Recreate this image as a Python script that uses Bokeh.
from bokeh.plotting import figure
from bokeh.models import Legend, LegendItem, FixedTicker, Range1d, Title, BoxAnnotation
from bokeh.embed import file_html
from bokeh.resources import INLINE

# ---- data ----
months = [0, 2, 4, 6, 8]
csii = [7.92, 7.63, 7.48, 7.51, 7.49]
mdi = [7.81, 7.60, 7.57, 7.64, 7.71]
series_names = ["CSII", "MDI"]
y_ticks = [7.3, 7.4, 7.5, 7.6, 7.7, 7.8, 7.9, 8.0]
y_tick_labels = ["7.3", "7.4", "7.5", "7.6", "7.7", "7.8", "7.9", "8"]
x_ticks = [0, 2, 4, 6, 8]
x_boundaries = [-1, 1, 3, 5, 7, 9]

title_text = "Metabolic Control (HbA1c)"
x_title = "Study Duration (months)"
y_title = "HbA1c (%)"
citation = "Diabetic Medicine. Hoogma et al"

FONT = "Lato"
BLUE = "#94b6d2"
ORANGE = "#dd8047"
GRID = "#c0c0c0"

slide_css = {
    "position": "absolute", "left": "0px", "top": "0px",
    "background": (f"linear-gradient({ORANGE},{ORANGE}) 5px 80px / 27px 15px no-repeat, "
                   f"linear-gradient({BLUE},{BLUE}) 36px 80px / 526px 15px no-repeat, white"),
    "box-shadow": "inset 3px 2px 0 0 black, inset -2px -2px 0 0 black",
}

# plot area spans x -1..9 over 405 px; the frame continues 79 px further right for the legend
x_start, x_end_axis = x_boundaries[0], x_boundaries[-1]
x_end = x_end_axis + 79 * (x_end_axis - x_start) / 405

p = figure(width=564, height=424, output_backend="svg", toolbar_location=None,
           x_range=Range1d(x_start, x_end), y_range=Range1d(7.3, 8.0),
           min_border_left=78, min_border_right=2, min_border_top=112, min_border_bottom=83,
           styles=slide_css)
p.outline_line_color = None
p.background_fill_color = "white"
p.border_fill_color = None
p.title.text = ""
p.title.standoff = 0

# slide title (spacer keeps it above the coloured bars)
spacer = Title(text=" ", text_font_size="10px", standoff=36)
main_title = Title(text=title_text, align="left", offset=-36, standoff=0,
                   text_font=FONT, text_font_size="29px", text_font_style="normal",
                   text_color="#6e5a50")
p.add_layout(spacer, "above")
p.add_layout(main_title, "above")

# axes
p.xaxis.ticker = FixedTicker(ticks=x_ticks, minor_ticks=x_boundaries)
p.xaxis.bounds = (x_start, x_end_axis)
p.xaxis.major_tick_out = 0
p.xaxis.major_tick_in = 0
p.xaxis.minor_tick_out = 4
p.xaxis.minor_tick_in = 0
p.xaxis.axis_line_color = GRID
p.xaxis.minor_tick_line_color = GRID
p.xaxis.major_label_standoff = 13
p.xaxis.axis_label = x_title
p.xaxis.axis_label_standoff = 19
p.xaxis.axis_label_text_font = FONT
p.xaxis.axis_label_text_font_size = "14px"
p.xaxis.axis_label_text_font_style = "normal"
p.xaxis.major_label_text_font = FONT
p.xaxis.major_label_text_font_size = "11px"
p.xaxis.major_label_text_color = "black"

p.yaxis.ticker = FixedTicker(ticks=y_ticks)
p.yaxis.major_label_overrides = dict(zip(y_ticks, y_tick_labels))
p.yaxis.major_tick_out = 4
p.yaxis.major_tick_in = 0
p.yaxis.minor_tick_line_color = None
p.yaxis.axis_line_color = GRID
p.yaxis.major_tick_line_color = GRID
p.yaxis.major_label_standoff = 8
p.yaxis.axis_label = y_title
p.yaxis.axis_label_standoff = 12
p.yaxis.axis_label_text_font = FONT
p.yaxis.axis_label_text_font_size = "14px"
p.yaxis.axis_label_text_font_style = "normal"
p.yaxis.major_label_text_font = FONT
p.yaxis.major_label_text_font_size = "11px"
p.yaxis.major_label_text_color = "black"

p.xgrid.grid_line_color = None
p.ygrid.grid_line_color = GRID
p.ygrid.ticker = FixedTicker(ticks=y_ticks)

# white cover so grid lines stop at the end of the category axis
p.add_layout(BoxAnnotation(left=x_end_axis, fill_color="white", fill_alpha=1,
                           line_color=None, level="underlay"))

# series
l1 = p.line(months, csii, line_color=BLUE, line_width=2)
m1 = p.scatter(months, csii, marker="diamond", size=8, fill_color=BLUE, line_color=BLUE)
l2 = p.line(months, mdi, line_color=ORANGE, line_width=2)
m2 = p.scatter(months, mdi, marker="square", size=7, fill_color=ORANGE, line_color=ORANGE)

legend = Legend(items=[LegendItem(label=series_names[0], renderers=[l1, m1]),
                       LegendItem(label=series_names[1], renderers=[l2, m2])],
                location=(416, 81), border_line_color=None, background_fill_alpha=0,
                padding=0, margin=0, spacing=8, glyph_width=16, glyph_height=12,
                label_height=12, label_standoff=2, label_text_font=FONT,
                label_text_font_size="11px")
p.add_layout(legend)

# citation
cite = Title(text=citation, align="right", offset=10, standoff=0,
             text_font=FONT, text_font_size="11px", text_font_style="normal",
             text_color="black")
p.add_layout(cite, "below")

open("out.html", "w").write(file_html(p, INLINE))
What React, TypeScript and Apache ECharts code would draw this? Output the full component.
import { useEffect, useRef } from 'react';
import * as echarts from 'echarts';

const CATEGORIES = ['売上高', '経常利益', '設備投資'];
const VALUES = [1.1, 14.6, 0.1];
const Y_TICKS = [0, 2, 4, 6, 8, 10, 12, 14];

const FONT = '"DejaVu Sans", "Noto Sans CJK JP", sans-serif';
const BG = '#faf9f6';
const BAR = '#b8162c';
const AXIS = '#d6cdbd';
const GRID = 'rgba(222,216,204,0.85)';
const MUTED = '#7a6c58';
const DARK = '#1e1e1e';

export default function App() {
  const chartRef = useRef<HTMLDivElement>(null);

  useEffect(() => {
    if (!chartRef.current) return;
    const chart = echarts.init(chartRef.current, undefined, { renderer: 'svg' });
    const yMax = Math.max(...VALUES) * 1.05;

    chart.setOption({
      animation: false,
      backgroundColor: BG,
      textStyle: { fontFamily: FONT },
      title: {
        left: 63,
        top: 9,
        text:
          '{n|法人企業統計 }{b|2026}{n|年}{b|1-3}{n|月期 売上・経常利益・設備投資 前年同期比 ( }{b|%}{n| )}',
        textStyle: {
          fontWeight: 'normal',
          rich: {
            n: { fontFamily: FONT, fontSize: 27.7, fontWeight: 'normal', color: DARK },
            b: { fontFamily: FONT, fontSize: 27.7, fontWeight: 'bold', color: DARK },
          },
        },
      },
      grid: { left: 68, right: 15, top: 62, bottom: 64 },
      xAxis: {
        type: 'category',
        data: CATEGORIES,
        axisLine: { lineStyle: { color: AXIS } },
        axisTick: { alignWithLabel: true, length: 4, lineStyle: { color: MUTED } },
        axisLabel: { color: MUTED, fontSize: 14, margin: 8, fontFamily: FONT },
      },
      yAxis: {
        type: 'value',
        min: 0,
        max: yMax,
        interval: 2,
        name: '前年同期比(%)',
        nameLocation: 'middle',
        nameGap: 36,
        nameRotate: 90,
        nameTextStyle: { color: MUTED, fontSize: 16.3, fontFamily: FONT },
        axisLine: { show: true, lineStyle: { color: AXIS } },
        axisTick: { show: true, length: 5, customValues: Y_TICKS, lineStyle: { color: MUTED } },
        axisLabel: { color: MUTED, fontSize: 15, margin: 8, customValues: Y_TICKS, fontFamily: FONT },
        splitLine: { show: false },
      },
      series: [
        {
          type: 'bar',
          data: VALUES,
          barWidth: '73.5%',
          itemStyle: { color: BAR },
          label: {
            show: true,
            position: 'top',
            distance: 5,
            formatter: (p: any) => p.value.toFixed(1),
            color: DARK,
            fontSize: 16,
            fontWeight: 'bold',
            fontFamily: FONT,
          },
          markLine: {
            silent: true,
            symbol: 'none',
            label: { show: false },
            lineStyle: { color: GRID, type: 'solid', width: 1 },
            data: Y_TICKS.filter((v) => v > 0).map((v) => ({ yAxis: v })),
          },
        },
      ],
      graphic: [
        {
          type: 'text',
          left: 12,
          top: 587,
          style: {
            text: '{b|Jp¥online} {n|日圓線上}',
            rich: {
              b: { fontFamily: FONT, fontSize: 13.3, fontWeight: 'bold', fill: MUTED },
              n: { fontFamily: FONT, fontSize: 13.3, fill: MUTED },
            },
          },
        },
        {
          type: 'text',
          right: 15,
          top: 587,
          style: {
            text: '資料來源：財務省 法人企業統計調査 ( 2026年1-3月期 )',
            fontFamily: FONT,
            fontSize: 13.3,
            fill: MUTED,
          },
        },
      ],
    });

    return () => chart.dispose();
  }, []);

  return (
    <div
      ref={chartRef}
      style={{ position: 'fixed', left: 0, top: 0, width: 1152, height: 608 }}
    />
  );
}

Instructions to follow: Without changing anything, quote the lines from the top of the data to the line that contains "from bokeh.resources import INLINE", including that line.

Solution to the problem:
Recreate this image as a Python script that uses Bokeh.
from bokeh.plotting import figure
from bokeh.models import Legend, LegendItem, FixedTicker, Range1d, Title, BoxAnnotation
from bokeh.embed import file_html
from bokeh.resources import INLINE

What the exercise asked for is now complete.